Wednesday, April 04, 2018

"Reduction to practice" discussed in Raytheon v. Sony

Significantly, an inventor’s testimony alone is insufficient
to establish an earlier reduction to practice. Medichem,
437 F.3d at 1169–71. Instead, a party seeking to
prove an actual reduction to practice must proffer evidence
corroborating that testimony. Id. at 1170. “Sufficiency
of corroboration is determined by using a ‘rule of
reason’ analysis, under which all pertinent evidence is
examined when determining the credibility of an inventor’s
testimony.” Id.; Cooper, 154 F.3d at 1330. Whether
a patentee reduced its invention to practice is a mixed
question of law and fact. REG Synthetic Fuels, LLC v.
Neste Oil Oyj, 841 F.3d 954, 958 (Fed. Cir. 2016); Steed,
802 F.3d at 1318–20; Cooper, 154 F.3d at 1327. We
review the Board’s legal conclusions de novo and its
underlying factual findings for substantial evidence.
REG, 841 F.3d at 958; Steed, 802 F.3d at 1318–20;
Cooper, 154 F.3d at 1327.

Much of the parties’ briefing and supporting evidence
related to Raytheon’s reduction to practice contention are
designated confidential. Accordingly, we do not describe
these documents in detail here. For purposes of our
analysis, it is sufficient to address Raytheon’s arguments
at a high level of generality. During the IPR proceedings,
the inventors testified that they reduced to practice the
subject matter recited in the claims by the end of 1990—
more than nine months before Bertin’s September 1991
filing date—while working on a project for their employer
and original assignee, Hughes Aircraft Company

Of note

We reject, moreover, Raytheon’s legal arguments as to
why the Board erred. First, Raytheon argues that the
Board erred by requiring every point of the reduction to
practice be disclosed in the corroborating evidence, which
Raytheon contends is inconsistent with the rule of reason
standard. Raytheon is correct that corroborating evidence
need not disclose each and every aspect of the claimed
invention. See Cooper, 154 F.3d at 1331 (“[T]he law does
not impose an impossible standard of independence on
corroborative evidence by requiring that every point of a
reduction to practice be corroborated by evidence having a
source totally independent of the inventor[.]” (internal
quotation marks omitted)); see also Fleming v. Escort Inc.,
774 F.3d 1371, 1377 (Fed. Cir. 2014). But the Board did
not require such proof here. As described above, the
Board determined that the corroborating evidence contradicted
the inventor’s testimony and therefore could not be
sufficiently corroborative. This conclusion is reasonable
in view of the evidence. Cf. Woodland Tr. v. Flowertree
Nursery, Inc., 148 F.3d 1368, 1371 (Fed. Cir. 1998) (explaining
that, in evaluating the rule of reason, courts take
into account “contradiction or impeachment of the witness’

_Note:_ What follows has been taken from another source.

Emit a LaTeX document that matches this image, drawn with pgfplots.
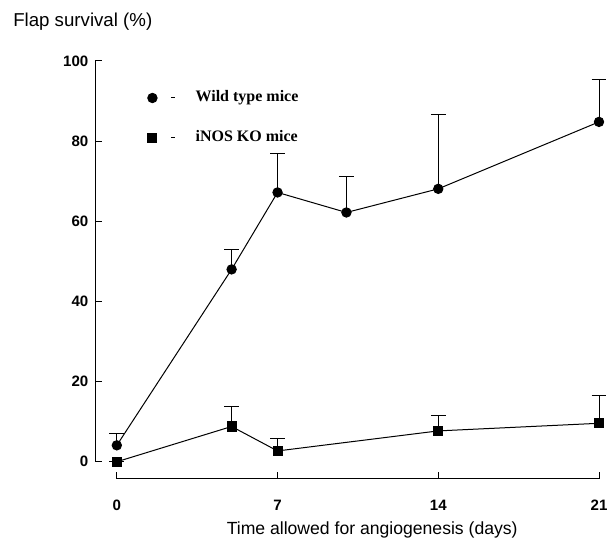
\documentclass[border=0pt]{standalone}
\usepackage{fontspec}
\setmainfont{Liberation Sans}
\newfontfamily\legfont{Liberation Serif}
\usepackage{pgfplots}
\pgfplotsset{compat=1.18}

\pgfplotstableread{
x y e
0 4.1 2.9
5 48.0 5.0
7 67.2 9.8
10 62.2 8.9
14 68.1 18.6
21 84.8 10.7
}\wildtype

\pgfplotstableread{
x y e
0 0.0 0.0
5 8.8 5.0
7 2.7 3.0
14 7.7 3.8
21 9.6 6.9
}\inosko

\begin{document}
\begin{tikzpicture}
\begin{axis}[
    scale only axis,
    width=378pt, height=313.5pt,
    xmin=-0.95, xmax=21, ymin=-4.3, ymax=100,
    axis lines*=left,
    axis line style={draw=none},
    xtick={0,7,14,21},
    ytick={0,20,40,60,80,100},
    tick align=inside,
    major tick length=5.5pt,
    tick style={black, line width=0.75pt},
    /pgf/number format/assume math mode=true,
    ticklabel style={font=\fontsize{11.3}{13}\selectfont\bfseries},
    xticklabel style={yshift=-12.25pt},
    yticklabel style={xshift=-1.5pt},
    xlabel={Time allowed for angiogenesis (days)},
    xlabel style={at={(axis description cs:0.55,0)}, anchor=center, yshift=-38pt,
        font=\fontsize{13.2}{15}\selectfont},
    clip=false,
    legend cell align=left,
    legend style={draw=none, fill=none, inner sep=0pt,
        at={(axis cs:1.54,91)}, anchor=north west, xshift=-3.5pt, yshift=5pt,
        row sep=19pt, column sep=15pt,
        nodes={inner sep=0pt, text height=8.5pt, text depth=2.5pt},
        font=\legfont\bfseries\fontsize{12}{14}\selectfont},
    legend image code/.code={
        \draw[#1] plot coordinates {(0pt,0pt)};
        \draw[black, line width=0.75pt] (14pt,0pt) -- (17pt,0pt);
    },
]
\addplot[black, line width=0.75pt, mark=*, mark size=3.5pt,
    mark options={solid, fill=black},
    error bars/.cd, y dir=plus, y explicit,
    error bar style={line width=0.75pt},
    error mark options={rotate=90, line width=0.75pt, mark size=5.6pt}]
    table[x=x, y=y, y error=e] {\wildtype};
\addlegendentry{Wild type mice}
\addplot[black, line width=0.75pt, mark=square*, mark size=3.4pt,
    mark options={solid, fill=black},
    error bars/.cd, y dir=plus, y explicit,
    error bar style={line width=0.75pt},
    error mark options={rotate=90, line width=0.75pt, mark size=5.6pt}]
    table[x=x, y=y, y error=e] {\inosko};
\addlegendentry{iNOS KO mice}
\draw[black, line width=0.75pt] (axis cs:-0.95,0) -- (axis cs:-0.95,100);
\draw[black, line width=0.75pt] (axis cs:0,-4.3) -- (axis cs:21,-4.3);
\coordinate (ll) at (rel axis cs:0,0);
\coordinate (ur) at (rel axis cs:1,1);
\coordinate (tl) at (rel axis cs:0,1);
\end{axis}
\node[anchor=base west, font=\fontsize{14}{16}\selectfont, inner sep=0pt]
    at ([xshift=-61.5pt, yshift=25.5pt]tl) {Flap survival (\%)};
\pgfresetboundingbox
\path ([xshift=-71.25pt, yshift=-44.25pt]ll) rectangle ([xshift=6pt, yshift=45.75pt]ur);
\end{tikzpicture}
\end{document}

Footnote 3 refers to an invention disclosure:

Before the Board, Raytheon also relied on an
August 1990 invention disclosure and a November 1990
white paper. On appeal, however, Raytheon disclaims
reliance on those documents. See Appellant Br. 15 n.8;
Oral Argument at 12:28–13:35, Raytheon Co. v. Sony
Corp. (No. 2017-1554), http://oralarguments.cafc.uscourts.
gov/default.aspx?fl=2017-1554.mp3 (“[W]e limited the
scope of the evidence that we’re relying upon.”).